Note that, as was the case in the efficiency criteria, the same systematic correlations exist not only for all organs, but also for every organism. Two examples suffice. As we saw, symbioses in uni- and multicellular organisms, which are analogous to the functional partnerships mentioned above, play an equally important role as mergers between large businesses and industries do. In a process analogous to functional concentration, Homo proteus gave rise to hypercell organisms and to business organizations like the Volkswagen company and the USA.
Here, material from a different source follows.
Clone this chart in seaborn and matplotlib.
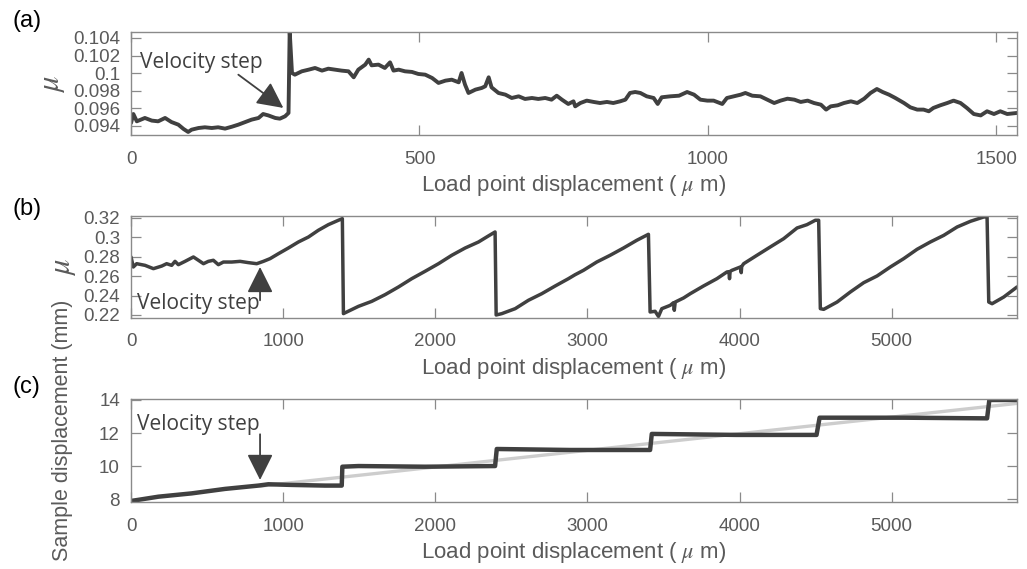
import matplotlib
matplotlib.use("Agg")
import matplotlib.pyplot as plt
import seaborn as sns

# ---- (a) friction coefficient during the short run ----
disp_a = [0, 4, 10, 24, 36, 47, 59, 70, 82, 91, 99, 105, 117, 128, 140, 151, 163,
          175, 186, 198, 209, 221, 229, 238, 250, 258, 267, 273, 275, 279, 284,
          296, 308, 319, 331, 342, 354, 365, 377, 386, 394, 406, 412, 417, 429,
          440, 449, 455, 464, 475, 487, 498, 510, 522, 533, 545, 556, 568, 573,
          579, 585, 597, 608, 614, 620, 625, 637, 649, 660, 672, 683, 695, 706,
          718, 729, 738, 747, 758, 767, 770, 779, 790, 802, 813, 825, 836, 848,
          857, 865, 874, 883, 894, 906, 913, 920, 935, 950, 964, 976, 987, 999,
          1010, 1025, 1033, 1045, 1057, 1065, 1077, 1091, 1103, 1115, 1126, 1138,
          1150, 1161, 1173, 1184, 1196, 1205, 1213, 1225, 1236, 1248, 1259, 1271,
          1282, 1293, 1303, 1314, 1325, 1340, 1351, 1363, 1374, 1383, 1391, 1403,
          1415, 1426, 1438, 1449, 1461, 1473, 1484, 1496, 1507, 1519, 1536]
mu_a = [0.09434, 0.09536, 0.09453, 0.09491, 0.09461, 0.09453, 0.09491, 0.09445,
        0.09415, 0.09366, 0.09332, 0.09358, 0.09377, 0.09385, 0.09377, 0.09385,
        0.09370, 0.09392, 0.09415, 0.09445, 0.09472, 0.09491, 0.09536, 0.09520,
        0.09491, 0.09483, 0.09510, 0.09548, 0.10480, 0.10002, 0.09983, 0.10021,
        0.10040, 0.10059, 0.10029, 0.10051, 0.10040, 0.10029, 0.10021, 0.09953,
        0.10040, 0.10097, 0.10154, 0.10089, 0.10097, 0.10059, 0.10123, 0.10029,
        0.10040, 0.10021, 0.10014, 0.09991, 0.09983, 0.09945, 0.09889, 0.09915,
        0.09926, 0.09896, 0.10002, 0.09870, 0.09775, 0.09813, 0.09832, 0.09851,
        0.09953, 0.09839, 0.09775, 0.09756, 0.09718, 0.09737, 0.09707, 0.09718,
        0.09707, 0.09718, 0.09699, 0.09744, 0.09699, 0.09650, 0.09680, 0.09623,
        0.09661, 0.09688, 0.09673, 0.09661, 0.09673, 0.09661, 0.09680, 0.09699,
        0.09775, 0.09786, 0.09775, 0.09737, 0.09718, 0.09650, 0.09726, 0.09737,
        0.09744, 0.09786, 0.09756, 0.09699, 0.09688, 0.09688, 0.09650, 0.09718,
        0.09737, 0.09756, 0.09775, 0.09744, 0.09737, 0.09699, 0.09661, 0.09688,
        0.09710, 0.09699, 0.09673, 0.09688, 0.09661, 0.09642, 0.09586, 0.09623,
        0.09635, 0.09661, 0.09680, 0.09661, 0.09710, 0.09775, 0.09820, 0.09786,
        0.09756, 0.09718, 0.09661, 0.09612, 0.09586, 0.09586, 0.09567, 0.09605,
        0.09635, 0.09661, 0.09688, 0.09661, 0.09605, 0.09536, 0.09520, 0.09567,
        0.09536, 0.09567, 0.09536, 0.09548]

# ---- (b) friction coefficient during the long run (stick-slip) ----
disp_b = [0, 15, 37, 92, 147, 202, 234, 267, 289, 311, 355, 410, 443, 476, 508,
          541, 574, 607, 662, 717, 771, 826, 870, 914, 969, 1034, 1100, 1166,
          1231, 1297, 1363, 1389, 1396, 1418, 1495, 1582, 1670, 1758, 1845, 1933,
          2021, 2108, 2196, 2284, 2349, 2393, 2400, 2437, 2525, 2612, 2700, 2788,
          2875, 2919, 2974, 3061, 3149, 3237, 3324, 3401, 3412, 3445, 3467, 3489,
          3544, 3566, 3571, 3577, 3632, 3676, 3763, 3851, 3917, 3930, 3934, 3938,
          3950, 4005, 4008, 4011, 4014, 4027, 4114, 4202, 4290, 4378, 4443, 4498,
          4520, 4531, 4553, 4641, 4728, 4816, 4904, 4991, 5079, 5167, 5254, 5342,
          5430, 5517, 5605, 5627, 5638, 5660, 5737, 5824]
mu_b = [0.2796, 0.2693, 0.2727, 0.2710, 0.2676, 0.2703, 0.2727, 0.2710, 0.2751,
        0.2717, 0.2751, 0.2796, 0.2762, 0.2727, 0.2751, 0.2762, 0.2717, 0.2744,
        0.2744, 0.2751, 0.2738, 0.2727, 0.2751, 0.2779, 0.2830, 0.2888, 0.2950,
        0.3001, 0.3070, 0.3128, 0.3173, 0.3190, 0.2214, 0.2231, 0.2289, 0.2340,
        0.2409, 0.2488, 0.2573, 0.2649, 0.2727, 0.2813, 0.2888, 0.2950, 0.3012,
        0.3053, 0.2200, 0.2214, 0.2265, 0.2351, 0.2419, 0.2498, 0.2573, 0.2614,
        0.2659, 0.2744, 0.2813, 0.2888, 0.2967, 0.3029, 0.2231, 0.2238, 0.2185,
        0.2265, 0.2299, 0.2327, 0.2248, 0.2333, 0.2375, 0.2419, 0.2498, 0.2573,
        0.2642, 0.2645, 0.2573, 0.2648, 0.2659, 0.2693, 0.2694, 0.2635, 0.2698,
        0.2727, 0.2813, 0.2899, 0.2984, 0.3094, 0.3128, 0.3173, 0.3173, 0.2265,
        0.2258, 0.2333, 0.2436, 0.2532, 0.2601, 0.2693, 0.2779, 0.2875, 0.2950,
        0.3018, 0.3104, 0.3162, 0.3207, 0.3207, 0.2333, 0.2316, 0.2385, 0.2488]

# ---- (c) sample displacement and its steady trend ----
disp_c = [0, 180, 399, 618, 837, 903, 1056, 1275, 1385, 1389, 1495, 1933, 2393,
          2404, 2886, 3412, 3423, 3980, 4506, 4526, 5077, 5627, 5642, 5824]
sample_c = [7.90, 8.16, 8.36, 8.63, 8.83, 8.91, 8.87, 8.83, 8.83, 9.97, 10.01,
            9.97, 10.01, 11.04, 10.98, 10.98, 11.95, 11.89, 11.89, 12.93, 12.93,
            12.89, 14.00, 14.00]
trend_disp_c = [850, 5830]
trend_c = [8.80, 13.80]

# ---- ticks ----
xticks_a = [0, 500, 1000, 1500]
xticks_bc = [0, 1000, 2000, 3000, 4000, 5000]
yticks_a = [0.094, 0.096, 0.098, 0.100, 0.102, 0.104]
ylabels_a = ["0.094", "0.096", "0.098", "0.1", "0.102", "0.104"]
yticks_b = [0.22, 0.24, 0.26, 0.28, 0.30, 0.32]
ylabels_b = ["0.22", "0.24", "0.26", "0.28", "0.3", "0.32"]
yticks_c = [8, 10, 12, 14]
ylabels_c = ["8", "10", "12", "14"]

XLABEL = r"Load point displacement ( $\mu$ m)"
DARK = "#404040"
GREY_TXT = "#5a5a5a"
GREY_AX = "#8a8a8a"

sns.set_theme(style="ticks")
plt.rcParams["font.family"] = ["Liberation Sans", "DejaVu Sans"]
plt.rcParams["mathtext.fontset"] = "stix"

fig = plt.figure(figsize=(10.27, 5.69), dpi=100)
ax_a = fig.add_axes([0.1276, 0.7622, 0.8627, 0.1816])
ax_b = fig.add_axes([0.1276, 0.4411, 0.8627, 0.1793])
ax_c = fig.add_axes([0.1276, 0.1172, 0.8627, 0.1816])


def frame(ax):
    for sp in ax.spines.values():
        sp.set_visible(True)
        sp.set_color(GREY_AX)
        sp.set_linewidth(1.0)
    ax.tick_params(axis="both", direction="in", length=7, width=0.9,
                   color=GREY_AX, top=True, right=True, labelsize=13.5,
                   labelcolor=GREY_TXT)
    ax.tick_params(axis="x", pad=11)
    ax.tick_params(axis="y", pad=8)
    ax.set_xlabel(XLABEL, fontsize=16, color=GREY_TXT, labelpad=4)
    ax.grid(False)


# (a)
sns.lineplot(x=disp_a, y=mu_a, ax=ax_a, color=DARK, linewidth=2.8,
             estimator=None, sort=False)
ax_a.set_xlim(0, 1536)
ax_a.set_ylim(0.09294, 0.10468)
ax_a.set_xticks(xticks_a)
ax_a.set_yticks(yticks_a)
ax_a.set_yticklabels(ylabels_a)
frame(ax_a)
ax_a.set_ylabel(r"$\mu$", fontsize=22, color=GREY_TXT, labelpad=4)

# (b)
sns.lineplot(x=disp_b, y=mu_b, ax=ax_b, color=DARK, linewidth=2.5,
             estimator=None, sort=False)
ax_b.set_xlim(0, 5824)
ax_b.set_ylim(0.2169, 0.3217)
ax_b.set_xticks(xticks_bc)
ax_b.set_yticks(yticks_b)
ax_b.set_yticklabels(ylabels_b)
frame(ax_b)
ax_b.set_ylabel(r"$\mu$", fontsize=22, color=GREY_TXT, labelpad=4)

# (c)
sns.lineplot(x=trend_disp_c, y=trend_c, ax=ax_c, color="#cdcdcd", linewidth=2.4,
             estimator=None, sort=False)
sns.lineplot(x=disp_c, y=sample_c, ax=ax_c, color=DARK, linewidth=3.2,
             estimator=None, sort=False)
ax_c.set_xlim(0, 5824)
ax_c.set_ylim(7.82, 14.06)
ax_c.set_xticks(xticks_bc)
ax_c.set_yticks(yticks_c)
ax_c.set_yticklabels(ylabels_c)
frame(ax_c)

fig.text(63 / 1027, 1 - 430 / 569, "Sample displacement (mm)", rotation=90,
         ha="center", va="center", fontsize=15.5, color=GREY_TXT)

# velocity-step annotations
note_kw = dict(fontsize=15, color=DARK, family=["Open Sans", "DejaVu Sans"],
               va="baseline", ha="left")
arrow_kw = dict(arrowstyle="-|>,head_length=0.8,head_width=0.4", color=DARK,
                lw=1.3, shrinkA=0, shrinkB=0, mutation_scale=20)

ax_a.text(16, 0.1006, "Velocity step", **note_kw)
ax_a.annotate("", xy=(264, 0.09605), xytext=(186, 0.09983), arrowprops=arrow_kw)

ax_b.text(39, 0.2258, "Velocity step", **note_kw)
ax_b.annotate("", xy=(848, 0.2693), xytext=(848, 0.2351), arrowprops=arrow_kw)

ax_c.text(39, 12.17, "Velocity step", **note_kw)
ax_c.annotate("", xy=(848, 9.17), xytext=(848, 11.93), arrowprops=arrow_kw)

# panel letters
for letter, ypix in (("(a)", 21), ("(b)", 209), ("(c)", 387)):
    fig.text(12 / 1027, 1 - ypix / 569, letter, ha="left", va="center",
             fontsize=17, color="black")

fig.savefig("out.png", dpi=100)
Finally, virtually every organ requires corresponding control mechanisms to function properly. These must also be developed and exhibit phases of activity, dormancy and potential change. Here as well, the three efficiency criteria (cost, precision, time required) provide input that affects selective value. The fact that these control mechanisms are often separate from the organs that are being controlled is inconsequential. Arms and legs or additional organs are of little use to us if they cannot be effectively controlled. Throughout the living world, all the efficiency criteria that pertain to control mechanisms are also decisive for the selective value and competitive ability. This is further evidence that somatic organs and the "works" of man are ultimately components of one and the same evolutionary stream.